-- START OF GIVEN MATERIAL --

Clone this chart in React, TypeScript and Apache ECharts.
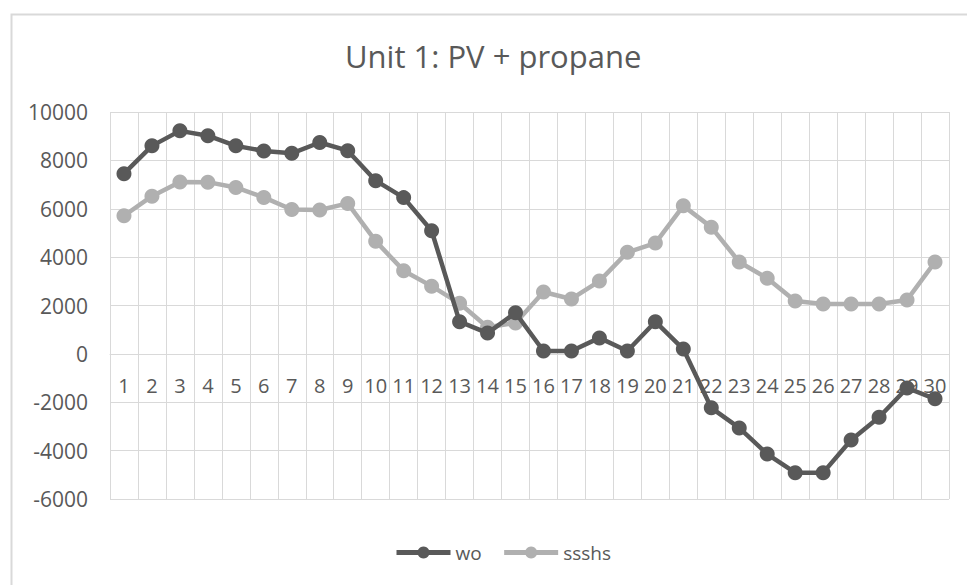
import React, { useEffect, useRef } from "react";
import * as echarts from "echarts";

const categories = Array.from({ length: 30 }, (_, i) => String(i + 1));
const woValues = [7450, 8600, 9220, 9020, 8600, 8390, 8290, 8740, 8400, 7160, 6460, 5090, 1330, 860, 1700, 120, 120, 660, 120, 1330, 200, -2230, -3060, -4140, -4910, -4910, -3560, -2620, -1410, -1860];
const ssshsValues = [5710, 6520, 7110, 7100, 6880, 6470, 5970, 5950, 6220, 4660, 3440, 2800, 2090, 1100, 1280, 2560, 2270, 3010, 4200, 4580, 6120, 5240, 3800, 3130, 2190, 2060, 2060, 2060, 2230, 3800];
const titleText = "Unit 1: PV + propane";
const seriesNames = ["wo", "ssshs"];
const yMin = -6000;
const yMax = 10000;
const yStep = 2000;

const FONT = "'Open Sans', sans-serif";
const TEXT_COLOR = "#595959";
const GRID_COLOR = "#D9D9D9";
const DARK = "#595959";
const LIGHT = "#B0B0B0";

const GRID_TOP = 112;
const GRID_BOTTOM = 86;
const H = 585;

export default function App() {
  const ref = useRef<HTMLDivElement>(null);
  useEffect(() => {
    if (!ref.current) return;
    const chart = echarts.init(ref.current, null, { renderer: "svg" });
    const plotH = H - GRID_TOP - GRID_BOTTOM;
    const zeroFromBottom = (plotH * (0 - yMin)) / (yMax - yMin);
    chart.setOption({
      animation: false,
      backgroundColor: "#ffffff",
      graphic: [
        {
          type: "rect",
          left: 9,
          top: 12,
          shape: { width: 1000, height: 620 },
          style: { fill: "none", stroke: GRID_COLOR, lineWidth: 2 },
          silent: true,
        },
      ],
      title: {
        text: titleText,
        left: 340,
        top: 35,
        textStyle: { fontFamily: FONT, fontSize: 31, fontWeight: "normal", color: TEXT_COLOR },
      },
      legend: {
        left: 389,
        top: 538,
        itemWidth: 54,
        itemHeight: 15,
        itemGap: 20,
        data: seriesNames,
        lineStyle: { width: 5 },
        textStyle: { fontFamily: FONT, fontSize: 19, color: TEXT_COLOR },
      },
      grid: { left: 110, right: 18, top: GRID_TOP, bottom: GRID_BOTTOM, containLabel: false },
      xAxis: {
        type: "category",
        data: categories,
        boundaryGap: true,
        offset: -zeroFromBottom,
        axisLine: { show: true, onZero: false, lineStyle: { color: GRID_COLOR, width: 1 } },
        axisTick: { show: false },
        axisLabel: { interval: 0, margin: 22, fontFamily: FONT, fontSize: 20, color: TEXT_COLOR },
        splitLine: { show: true, interval: 0, lineStyle: { color: GRID_COLOR, width: 1 } },
      },
      yAxis: {
        type: "value",
        min: yMin,
        max: yMax,
        interval: yStep,
        axisLine: { show: false },
        axisTick: { show: false },
        axisLabel: {
          margin: 22,
          fontFamily: FONT,
          fontSize: 21,
          color: TEXT_COLOR,
          formatter: (v: number) => String(v),
        },
        splitLine: { show: true, lineStyle: { color: GRID_COLOR, width: 1 } },
      },
      series: [
        {
          name: seriesNames[0],
          type: "line",
          data: woValues,
          symbol: "circle",
          symbolSize: 15,
          itemStyle: { color: DARK },
          lineStyle: { color: DARK, width: 4.5 },
          z: 3,
        },
        {
          name: seriesNames[1],
          type: "line",
          data: ssshsValues,
          symbol: "circle",
          symbolSize: 15,
          itemStyle: { color: LIGHT },
          lineStyle: { color: LIGHT, width: 4.5 },
          z: 2,
        },
      ],
    });
    return () => chart.dispose();
  }, []);
  return <div ref={ref} style={{ width: 967, height: 585, position: "absolute", left: 0, top: 0 }} />;
}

-- END OF GIVEN MATERIAL --

Leave out the pictures. Transcribe only the lines above, from the first through the one that contains "import * as".

Clone this chart in React, TypeScript and Apache ECharts.
import React, { useEffect, useRef } from "react";
import * as echarts from "echarts";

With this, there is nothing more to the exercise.